At Brooklyn Sandbox we view the beginning of the year as not just a transition to a new setting or switch in routine from summer to school but also as a new attachment to teachers, peers and the school environment. After your child’s first introduction to their teachers during the home visit/pizza party, we work to invite them into the classroom by displaying family photos, their identity panel, and sometimes a favorite book. This way, as they enter the room on their first day of school, they already see a familiar face and get a sense that school is a special environment designed just for them.

  • With that in mind, we would like to provide a few helpful guidelines for how you can support the transitions and ensure that your child can begin to form new bonds early in the year:
  • New families should expect stay with their child on the first day of school. We’ll determine if your child is ready to try separation and help to guide you as to when to say goodbye.
  • An upbeat goodbye routine (story, hug, kiss, secret handshake, silly face) can reinforce consistency and ease separation anxiety.
  • Always say goodbye to your child.
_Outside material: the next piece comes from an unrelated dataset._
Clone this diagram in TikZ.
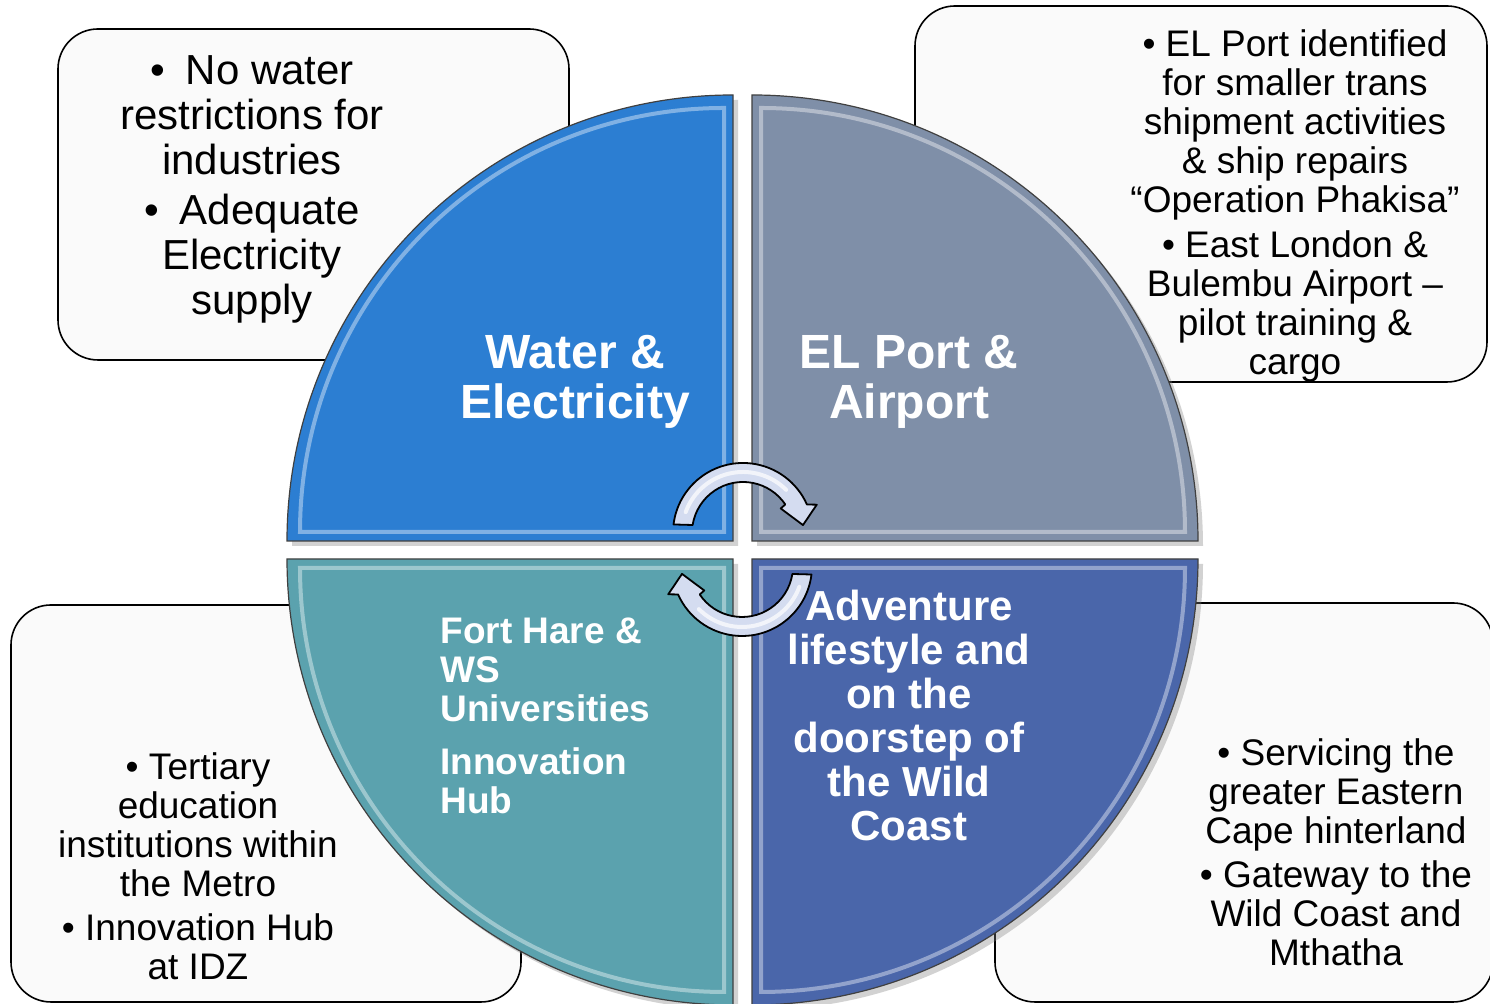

While stepping out unnoticed can seem easier in the moment, the child will feel the same way you do if you lose sight of them in a public space! Always, always say goodbye.
  • Please feel free to stay to get your child settled in but leave after saying a formal goodbye. Lingering can make the child feel more anxious and prolongs anxiety.
  • Once you step out, it’s best to stay out of sight! It’s tempting to peek in and see how your little one is doing. If they see you, most children will get upset or disengage from their play and want their grownup. Instead, go get some coffee, take a walk or catch up on phone calls.  This helps you to send the message that school is a safe environment and that you feel comfortable leaving your child.
  • Loveys or toys are welcome in the classroom to help ease separation. Loveys should be soft, free of any mechanisms that make noise or need batteries and be no larger than the size of a small shoe box.
  • While crying is a typical part of the separation process, we know how difficult it is to leave your child when they are upset. Teachers are prepared to step in and soothe each child. We will let you know if your child does not settle in after sometime in the classroom or if there is intermittent crying that lasts longer than 15 minutes at a time.
  • And for our parents who may be just as or more anxious than your little one, we have hugs ready for you, too.

Please let us know if there is anything we can do to further support your child’s transition to school. We look forward to begin building the bridge between their home and school environments.